■ **TASK DIRECTIONS**
Repeat each line of the material below exactly as it appears, minus any pictures.

################

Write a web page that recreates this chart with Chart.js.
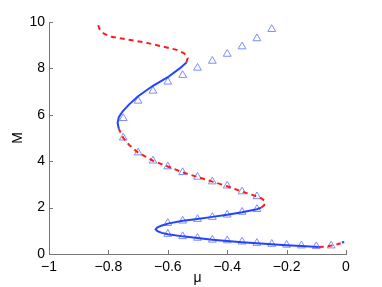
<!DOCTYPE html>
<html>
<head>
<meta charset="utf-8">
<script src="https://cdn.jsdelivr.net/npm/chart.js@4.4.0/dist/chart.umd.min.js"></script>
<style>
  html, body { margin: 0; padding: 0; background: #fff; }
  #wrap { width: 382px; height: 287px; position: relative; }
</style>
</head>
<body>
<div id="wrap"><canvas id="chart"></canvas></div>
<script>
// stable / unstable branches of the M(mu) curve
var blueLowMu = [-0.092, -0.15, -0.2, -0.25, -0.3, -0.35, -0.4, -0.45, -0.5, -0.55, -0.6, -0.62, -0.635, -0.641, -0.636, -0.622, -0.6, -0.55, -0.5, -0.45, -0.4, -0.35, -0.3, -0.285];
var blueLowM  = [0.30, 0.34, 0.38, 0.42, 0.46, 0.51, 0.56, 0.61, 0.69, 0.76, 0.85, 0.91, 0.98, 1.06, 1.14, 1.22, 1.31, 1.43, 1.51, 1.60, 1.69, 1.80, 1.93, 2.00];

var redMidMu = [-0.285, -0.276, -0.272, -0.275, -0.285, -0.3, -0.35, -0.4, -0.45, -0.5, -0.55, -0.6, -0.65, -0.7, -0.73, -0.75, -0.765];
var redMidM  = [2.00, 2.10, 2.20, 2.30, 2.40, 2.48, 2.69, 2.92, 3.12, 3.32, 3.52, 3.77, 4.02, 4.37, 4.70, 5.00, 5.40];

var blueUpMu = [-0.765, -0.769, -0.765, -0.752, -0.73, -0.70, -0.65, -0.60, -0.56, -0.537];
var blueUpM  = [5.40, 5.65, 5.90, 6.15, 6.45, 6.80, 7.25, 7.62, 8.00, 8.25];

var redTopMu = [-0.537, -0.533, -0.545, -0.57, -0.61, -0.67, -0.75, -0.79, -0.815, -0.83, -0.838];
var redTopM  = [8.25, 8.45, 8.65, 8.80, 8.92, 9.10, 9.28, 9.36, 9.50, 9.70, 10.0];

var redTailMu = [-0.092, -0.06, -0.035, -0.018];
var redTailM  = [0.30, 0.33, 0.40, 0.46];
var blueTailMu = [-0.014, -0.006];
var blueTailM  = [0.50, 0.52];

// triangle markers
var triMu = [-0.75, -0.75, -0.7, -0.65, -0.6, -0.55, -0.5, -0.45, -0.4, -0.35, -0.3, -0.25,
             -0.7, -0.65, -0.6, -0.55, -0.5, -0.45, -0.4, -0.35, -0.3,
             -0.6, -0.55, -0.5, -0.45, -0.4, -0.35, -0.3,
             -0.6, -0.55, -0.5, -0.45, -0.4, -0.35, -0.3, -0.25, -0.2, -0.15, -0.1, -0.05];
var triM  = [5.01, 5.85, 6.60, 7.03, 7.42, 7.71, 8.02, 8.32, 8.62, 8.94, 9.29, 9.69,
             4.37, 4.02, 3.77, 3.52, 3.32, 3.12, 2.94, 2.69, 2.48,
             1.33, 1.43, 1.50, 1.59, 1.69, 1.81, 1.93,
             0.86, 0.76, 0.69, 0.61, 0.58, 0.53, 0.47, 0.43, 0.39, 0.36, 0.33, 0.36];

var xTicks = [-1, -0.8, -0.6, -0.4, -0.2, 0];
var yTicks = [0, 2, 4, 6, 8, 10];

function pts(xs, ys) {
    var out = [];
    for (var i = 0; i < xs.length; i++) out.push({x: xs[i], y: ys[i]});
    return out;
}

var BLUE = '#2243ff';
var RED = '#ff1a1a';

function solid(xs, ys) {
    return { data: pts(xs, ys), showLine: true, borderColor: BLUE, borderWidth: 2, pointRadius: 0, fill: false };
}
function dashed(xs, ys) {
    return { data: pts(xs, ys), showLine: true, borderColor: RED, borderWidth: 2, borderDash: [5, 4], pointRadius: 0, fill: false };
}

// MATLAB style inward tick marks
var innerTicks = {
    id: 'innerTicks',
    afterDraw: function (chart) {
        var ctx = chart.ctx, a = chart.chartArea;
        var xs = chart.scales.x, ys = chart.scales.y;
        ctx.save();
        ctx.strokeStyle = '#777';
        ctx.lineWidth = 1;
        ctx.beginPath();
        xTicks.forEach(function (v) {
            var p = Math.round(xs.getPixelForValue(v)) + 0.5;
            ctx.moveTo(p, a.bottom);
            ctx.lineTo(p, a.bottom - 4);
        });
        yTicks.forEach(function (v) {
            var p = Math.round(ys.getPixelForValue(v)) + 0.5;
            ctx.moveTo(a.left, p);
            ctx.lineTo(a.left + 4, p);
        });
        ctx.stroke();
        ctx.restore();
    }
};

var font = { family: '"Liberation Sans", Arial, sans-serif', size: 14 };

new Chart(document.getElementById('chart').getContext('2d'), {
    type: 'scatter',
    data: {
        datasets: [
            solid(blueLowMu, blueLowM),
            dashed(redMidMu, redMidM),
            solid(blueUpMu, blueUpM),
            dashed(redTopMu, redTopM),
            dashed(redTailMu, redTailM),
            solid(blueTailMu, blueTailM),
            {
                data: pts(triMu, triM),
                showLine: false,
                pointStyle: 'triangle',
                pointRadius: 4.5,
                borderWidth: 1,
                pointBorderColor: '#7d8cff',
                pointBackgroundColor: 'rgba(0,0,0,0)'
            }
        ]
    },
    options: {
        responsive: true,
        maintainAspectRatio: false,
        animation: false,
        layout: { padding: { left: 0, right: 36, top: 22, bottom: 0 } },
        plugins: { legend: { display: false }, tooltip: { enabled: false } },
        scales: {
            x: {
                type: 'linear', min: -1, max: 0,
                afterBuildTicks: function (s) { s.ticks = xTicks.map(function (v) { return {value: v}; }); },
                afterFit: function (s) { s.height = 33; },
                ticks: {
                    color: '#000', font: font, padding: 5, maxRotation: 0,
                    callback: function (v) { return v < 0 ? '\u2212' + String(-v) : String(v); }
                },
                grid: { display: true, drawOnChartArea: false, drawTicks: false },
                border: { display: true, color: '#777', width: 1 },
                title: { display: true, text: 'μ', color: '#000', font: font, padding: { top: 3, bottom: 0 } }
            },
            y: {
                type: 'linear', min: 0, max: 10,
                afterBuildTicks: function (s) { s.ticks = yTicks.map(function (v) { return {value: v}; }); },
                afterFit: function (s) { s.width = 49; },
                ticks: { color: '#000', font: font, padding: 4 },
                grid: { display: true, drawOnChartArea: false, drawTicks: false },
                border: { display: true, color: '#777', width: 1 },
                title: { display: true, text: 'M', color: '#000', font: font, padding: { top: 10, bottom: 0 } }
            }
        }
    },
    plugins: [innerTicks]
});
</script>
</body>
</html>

################

■ **REPLY TO THE EXERCISE**
Write a web page that recreates this chart with Chart.js.
<!DOCTYPE html>
<html>
<head>
<meta charset="utf-8">
<script src="https://cdn.jsdelivr.net/npm/chart.js@4.4.0/dist/chart.umd.min.js"></script>
<style>
  html, body { margin: 0; padding: 0; background: #fff; }
  #wrap { width: 382px; height: 287px; position: relative; }
</style>
</head>
<body>
<div id="wrap"><canvas id="chart"></canvas></div>
<script>
// stable / unstable branches of the M(mu) curve
var blueLowMu = [-0.092, -0.15, -0.2, -0.25, -0.3, -0.35, -0.4, -0.45, -0.5, -0.55, -0.6, -0.62, -0.635, -0.641, -0.636, -0.622, -0.6, -0.55, -0.5, -0.45, -0.4, -0.35, -0.3, -0.285];
var blueLowM  = [0.30, 0.34, 0.38, 0.42, 0.46, 0.51, 0.56, 0.61, 0.69, 0.76, 0.85, 0.91, 0.98, 1.06, 1.14, 1.22, 1.31, 1.43, 1.51, 1.60, 1.69, 1.80, 1.93, 2.00];

var redMidMu = [-0.285, -0.276, -0.272, -0.275, -0.285, -0.3, -0.35, -0.4, -0.45, -0.5, -0.55, -0.6, -0.65, -0.7, -0.73, -0.75, -0.765];
var redMidM  = [2.00, 2.10, 2.20, 2.30, 2.40, 2.48, 2.69, 2.92, 3.12, 3.32, 3.52, 3.77, 4.02, 4.37, 4.70, 5.00, 5.40];

var blueUpMu = [-0.765, -0.769, -0.765, -0.752, -0.73, -0.70, -0.65, -0.60, -0.56, -0.537];
var blueUpM  = [5.40, 5.65, 5.90, 6.15, 6.45, 6.80, 7.25, 7.62, 8.00, 8.25];

var redTopMu = [-0.537, -0.533, -0.545, -0.57, -0.61, -0.67, -0.75, -0.79, -0.815, -0.83, -0.838];
var redTopM  = [8.25, 8.45, 8.65, 8.80, 8.92, 9.10, 9.28, 9.36, 9.50, 9.70, 10.0];

var redTailMu = [-0.092, -0.06, -0.035, -0.018];
var redTailM  = [0.30, 0.33, 0.40, 0.46];
var blueTailMu = [-0.014, -0.006];
var blueTailM  = [0.50, 0.52];

// triangle markers
var triMu = [-0.75, -0.75, -0.7, -0.65, -0.6, -0.55, -0.5, -0.45, -0.4, -0.35, -0.3, -0.25,
             -0.7, -0.65, -0.6, -0.55, -0.5, -0.45, -0.4, -0.35, -0.3,
             -0.6, -0.55, -0.5, -0.45, -0.4, -0.35, -0.3,
             -0.6, -0.55, -0.5, -0.45, -0.4, -0.35, -0.3, -0.25, -0.2, -0.15, -0.1, -0.05];
var triM  = [5.01, 5.85, 6.60, 7.03, 7.42, 7.71, 8.02, 8.32, 8.62, 8.94, 9.29, 9.69,
             4.37, 4.02, 3.77, 3.52, 3.32, 3.12, 2.94, 2.69, 2.48,
             1.33, 1.43, 1.50, 1.59, 1.69, 1.81, 1.93,
             0.86, 0.76, 0.69, 0.61, 0.58, 0.53, 0.47, 0.43, 0.39, 0.36, 0.33, 0.36];

var xTicks = [-1, -0.8, -0.6, -0.4, -0.2, 0];
var yTicks = [0, 2, 4, 6, 8, 10];

function pts(xs, ys) {
    var out = [];
    for (var i = 0; i < xs.length; i++) out.push({x: xs[i], y: ys[i]});
    return out;
}

var BLUE = '#2243ff';
var RED = '#ff1a1a';

function solid(xs, ys) {
    return { data: pts(xs, ys), showLine: true, borderColor: BLUE, borderWidth: 2, pointRadius: 0, fill: false };
}
function dashed(xs, ys) {
    return { data: pts(xs, ys), showLine: true, borderColor: RED, borderWidth: 2, borderDash: [5, 4], pointRadius: 0, fill: false };
}

// MATLAB style inward tick marks
var innerTicks = {
    id: 'innerTicks',
    afterDraw: function (chart) {
        var ctx = chart.ctx, a = chart.chartArea;
        var xs = chart.scales.x, ys = chart.scales.y;
        ctx.save();
        ctx.strokeStyle = '#777';
        ctx.lineWidth = 1;
        ctx.beginPath();
        xTicks.forEach(function (v) {
            var p = Math.round(xs.getPixelForValue(v)) + 0.5;
            ctx.moveTo(p, a.bottom);
            ctx.lineTo(p, a.bottom - 4);
        });
        yTicks.forEach(function (v) {
            var p = Math.round(ys.getPixelForValue(v)) + 0.5;
            ctx.moveTo(a.left, p);
            ctx.lineTo(a.left + 4, p);
        });
        ctx.stroke();
        ctx.restore();
    }
};

var font = { family: '"Liberation Sans", Arial, sans-serif', size: 14 };

new Chart(document.getElementById('chart').getContext('2d'), {
    type: 'scatter',
    data: {
        datasets: [
            solid(blueLowMu, blueLowM),
            dashed(redMidMu, redMidM),
            solid(blueUpMu, blueUpM),
            dashed(redTopMu, redTopM),
            dashed(redTailMu, redTailM),
            solid(blueTailMu, blueTailM),
            {
                data: pts(triMu, triM),
                showLine: false,
                pointStyle: 'triangle',
                pointRadius: 4.5,
                borderWidth: 1,
                pointBorderColor: '#7d8cff',
                pointBackgroundColor: 'rgba(0,0,0,0)'
            }
        ]
    },
    options: {
        responsive: true,
        maintainAspectRatio: false,
        animation: false,
        layout: { padding: { left: 0, right: 36, top: 22, bottom: 0 } },
        plugins: { legend: { display: false }, tooltip: { enabled: false } },
        scales: {
            x: {
                type: 'linear', min: -1, max: 0,
                afterBuildTicks: function (s) { s.ticks = xTicks.map(function (v) { return {value: v}; }); },
                afterFit: function (s) { s.height = 33; },
                ticks: {
                    color: '#000', font: font, padding: 5, maxRotation: 0,
                    callback: function (v) { return v < 0 ? '\u2212' + String(-v) : String(v); }
                },
                grid: { display: true, drawOnChartArea: false, drawTicks: false },
                border: { display: true, color: '#777', width: 1 },
                title: { display: true, text: 'μ', color: '#000', font: font, padding: { top: 3, bottom: 0 } }
            },
            y: {
                type: 'linear', min: 0, max: 10,
                afterBuildTicks: function (s) { s.ticks = yTicks.map(function (v) { return {value: v}; }); },
                afterFit: function (s) { s.width = 49; },
                ticks: { color: '#000', font: font, padding: 4 },
                grid: { display: true, drawOnChartArea: false, drawTicks: false },
                border: { display: true, color: '#777', width: 1 },
                title: { display: true, text: 'M', color: '#000', font: font, padding: { top: 10, bottom: 0 } }
            }
        }
    },
    plugins: [innerTicks]
});
</script>
</body>
</html>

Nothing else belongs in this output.